For the least specific symptoms (cognitive deterioration, stroke-like episodes,...), it is not always clear whether the reported clinical manifestations result from siderosis or from other repercussions of the underlying etiology.

→ Typically, the evolution leads to a slow clinical deterioration, frequently towards a bedridden state and death after about ten years, in the absence of etiological treatment. When etiological treatment is possible and performed, the clinical evolution varies (improvement, stabilization, progression).

The risk of occurrence of a hemorrhagic stroke is increased compared to the general population.

IRM - Siderosis superficial del sistema nervioso central - demostración de depósitos de hemosiderina en secuencias T2 y T2*.
IRM - Siderosis superficial del sistema nervioso central - demostración de depósitos de hemosiderina en secuencias T2 y T2*.

Additional examinations

  • MRI (entire neuraxis!):
    • For positive diagnosis: pathognomonic and highly sensitive T2* sequences → hemosiderin appears as a hypodense rim on the surface of the brainstem, cerebellum, spinal cord, and cerebral cortex.

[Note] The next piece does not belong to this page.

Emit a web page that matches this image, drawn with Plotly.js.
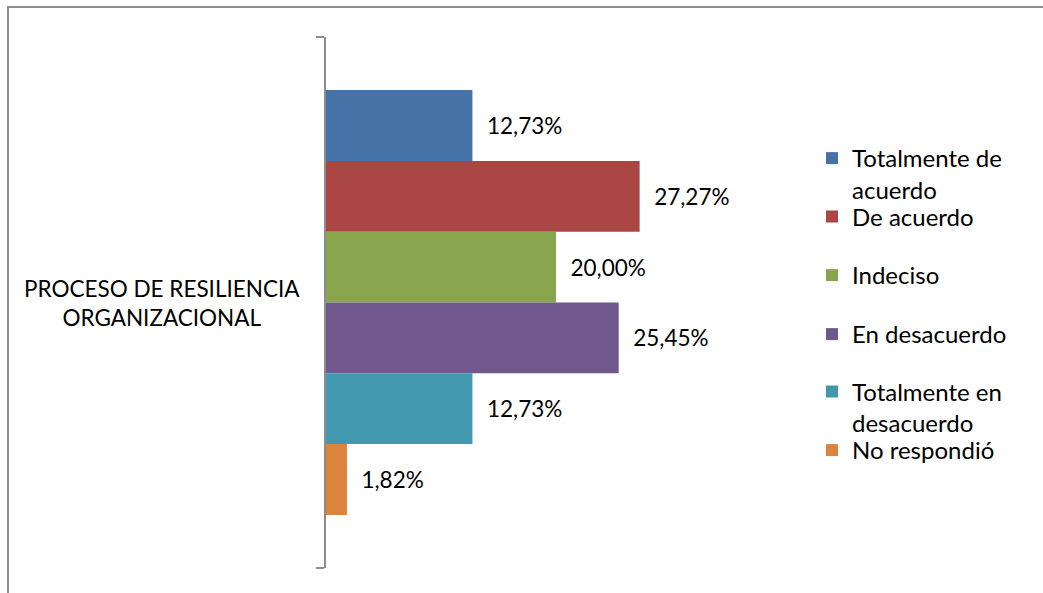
<!DOCTYPE html>
<html>
<head>
<meta charset="utf-8">
<script src="https://cdn.plot.ly/plotly-3.0.1.min.js"></script>
<style>
  html, body { margin: 0; padding: 0; background: #ffffff; }
  #chart { width: 1043px; height: 593px; }
</style>
</head>
<body>
<div id="chart"></div>
<script>
// ---- Data ----
const categories = ['PROCESO DE RESILIENCIA ORGANIZACIONAL'];
const categoryLabel = 'PROCESO DE RESILIENCIA<br>ORGANIZACIONAL';
const seriesNames = ['Totalmente de acuerdo', 'De acuerdo', 'Indeciso', 'En desacuerdo', 'Totalmente en desacuerdo', 'No respondió'];
const legendLabels = ['Totalmente de<br>acuerdo', 'De acuerdo', 'Indeciso', 'En desacuerdo', 'Totalmente en<br>desacuerdo', 'No respondió'];
const values = [12.73, 27.27, 20.00, 25.45, 12.73, 1.82];

// ---- Styles ----
const colors = ['#4572A7', '#AA4643', '#89A54E', '#71588F', '#4198AF', '#DB843D'];
const FONT = 'Lato, "Open Sans", sans-serif';
const legendIds = ['legend', 'legend2', 'legend3', 'legend4', 'legend5', 'legend6'];

const traces = seriesNames.map((name, i) => ({
  type: 'bar',
  orientation: 'h',
  name: legendLabels[i],
  y: categories,
  x: [values[i]],
  marker: { color: colors[i], line: { width: 0 } },
  texttemplate: '\u00a0\u00a0%{x:.2f}%',
  textposition: 'outside',
  constraintext: 'none',
  cliponaxis: false,
  textfont: { family: FONT, size: 22.5, color: '#000000' },
  hoverinfo: 'skip',
  legend: legendIds[i]
}));

// plot area: x 326..786 px, y 37..568 px
const PX_L = 326, PX_W = 460, PX_B = 568, PX_H = 531;
const px2x = p => (p - PX_L) / PX_W;
const px2y = p => (PX_B - p) / PX_H;

const legendTopsPx = [136, 194.5, 253, 312, 369.5, 428];
const layout = {
  width: 1043,
  height: 593,
  autosize: false,
  margin: { l: 326, r: 257, t: 37, b: 25, pad: 0 },
  paper_bgcolor: '#ffffff',
  plot_bgcolor: '#ffffff',
  separators: ',.',
  barmode: 'group',
  bargap: 0.2,
  bargroupgap: 0,
  font: { family: FONT, size: 22.5, color: '#000000' },
  xaxis: {
    range: [0, 40],
    visible: false,
    fixedrange: true
  },
  yaxis: {
    type: 'category',
    autorange: 'reversed',
    showline: true,
    linecolor: '#8c8c8c',
    linewidth: 2,
    ticks: 'outside',
    tickson: 'boundaries',
    ticklen: 8,
    tickwidth: 2,
    tickcolor: '#8c8c8c',
    showticklabels: false,
    showgrid: false,
    zeroline: false,
    fixedrange: true
  },
  annotations: [{
    text: categoryLabel,
    xref: 'paper', yref: 'paper',
    x: px2x(162), y: 0.5,
    xanchor: 'center', yanchor: 'middle',
    align: 'center',
    showarrow: false,
    font: { family: FONT, size: 22.5, color: '#000000' }
  }],
  shapes: [{
    type: 'rect',
    xref: 'paper', yref: 'paper',
    x0: px2x(8), x1: px2x(1060),
    y0: px2y(620), y1: px2y(7),
    line: { color: '#8c8c8c', width: 2 },
    fillcolor: 'rgba(0,0,0,0)',
    layer: 'below'
  }],
  showlegend: true
};

legendIds.forEach((id, i) => {
  layout[id] = {
    x: px2x(812),
    xanchor: 'left',
    y: px2y(legendTopsPx[i]),
    yanchor: 'top',
    valign: 'top',
    bgcolor: 'rgba(0,0,0,0)',
    borderwidth: 0,
    font: { family: FONT, size: 24, color: '#000000' }
  };
});

Plotly.newPlot('chart', traces, layout, { staticPlot: true, displayModeBar: false });
</script>
</body>
</html>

Lower sensitivity of FLAIR and T2 sequences (hypodensities) and T1 (frequently normal or rarely showing hyperintensities). No contrast enhancement.
      • Main differential diagnoses: magnetic artifacts, melanosis, meningoangiomatosis
    • For etiological research: vascular malformation? fluid collection suggestive of dural breach? amyloid angiopathy? tumor? ...
  • Search for cardiovascular risk factors: echocardiography, ambulatory blood pressure monitoring, laboratory tests including serum lipid levels
  • ENT examination with audiometry
  • On a case-by-case basis:
    • Conventional angiography: for the search of vascular etiologies. Low yield.
    • Lumbar puncture:
      • Not specific. Possible presence of erythrocytes, increased protein levels, xanthochromic appearance, and pigment presence
      • Useful for the diagnosis of some rare etiologies (central nervous system vasculitis) or possible demonstration of ongoing bleeding. Marginal yield.

Therapeutic management - Treatments

There is no evidence-based medicine regarding therapeutic management. However, there is a relative consensus for:

  • In case of identified etiology: etiological treatment (endovascular, surgical, radiotherapy, etc.) if possible
  • In the absence of identified etiology:
    • Control of cardiovascular risk factors. Consider systematic antihypertensive treatment (e.g., indapamide)
    • Restrict anticoagulant therapy indications to the maximum extent possible. Be more restrictive regarding the prescription of antiplatelet agents.
  • ENT consultation regarding the opportunity to place cochlear implants in cases of deafness
  • Consider prescribing low-dose iron chelators on a case-by-case compassionate basis. No evidence-based medicine but some articles report improvement. Prefer deferoxamine, as other chelators have serious potential side effects.

The case of isolated radiological sideroses

There is insufficient data regarding the clinical significance of the incidental discovery (unrelated to clinical symptoms) of radiological siderosis. We can only recommend non-invasive assessment (neuraxis MR angiography and search for cardiovascular risk factors), management of any abnormalities found, and clinical follow-up.